Onder de naam van bakkerszoon Binus vertrekt Stans naar Parijs, om daar als man verkleed het leger in te gaan. Maar het valt niet altijd mee om verborgen te houden dat ze eigenlijk een vrouw is.
Intussen is haar jongere broertje Pier ook op weg naar Parijs. Hij moet proberen om een uitvinding van zijn vader aan Napoleon te verkopen én om Stans te vinden en mee terug te nemen naar Gent. Twee bijna onmogelijke opgaven voor een bange jongen van veertien.
Stans is ijzersterk. Ze is tegendraads, koppig, brutaal, ze liegt, ze pest haar brave broertje (“Paus Pieter de Vrome”)… en ze gruwt van haar nieuwbakken echtgenoot. Stans is een hoofdpersoon waar je onmiddellijk stapelgek op bent, omdat ze lef heeft. Genoeg lef om zich te verzetten en ‘m te smeren. Goed, vrouwen die verkleed als man de wijde wereld intrekken, die kom je in meer boeken tegen. Maar Stans is volstrekt geloofwaardig, en zelfs als haar geheim ontdekt wordt, weet ze het respect af te dwingen van al die kerels met hun vettige opmerkingen. En van de lezer.
Het perspectief wisselt tussen Stans en Pier. En hoewel Pier tijdens het verhaal groeit en steeds sympathieker wordt, wil je toch terug naar Stans. Zij houdt de vaart erin, zij heeft de humor, met haar leef je mee tijdens haar huwelijk, met haar marcheer je mee naar Parijs, met haar maak je de hel op het slachtveld mee.

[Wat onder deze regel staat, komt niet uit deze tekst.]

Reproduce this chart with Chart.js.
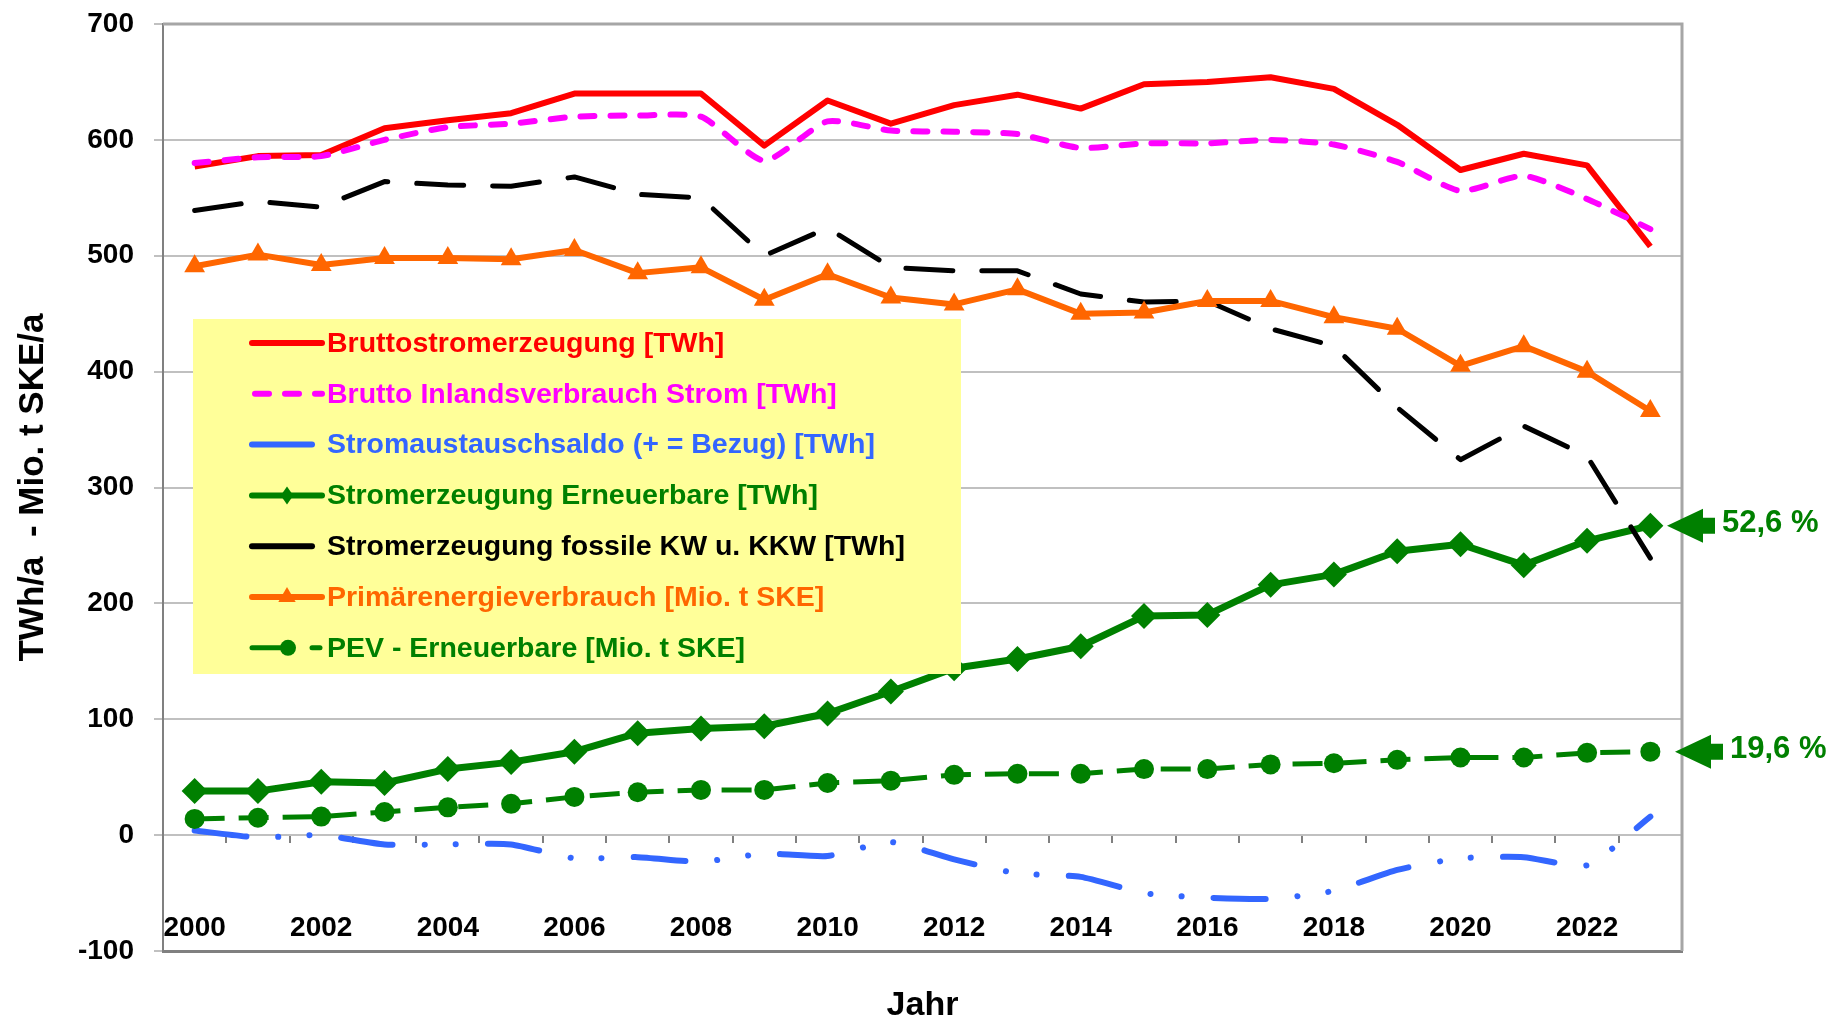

Een heerlijk historisch verhaal met humor, niet alleen over het leger van Napoleon, maar ook over een broer en zus die elkaar vinden, over vrouwenliefde en over je eigen weg zoeken. Met prachtige Vlaamse uitdrukkingen als Hij schreeuwde als de duivel in een tonnetje wijwater en met een heerlijke bijrol voor een oude knol die uiteindelijk precies doet waar de lezer stiekem al op hoopte. IJzerkop is een boek om achter elkaar te verslinden en de volgende dag gewoon nog een keer te lezen. Geschikt voor vijftien jaar en ouder.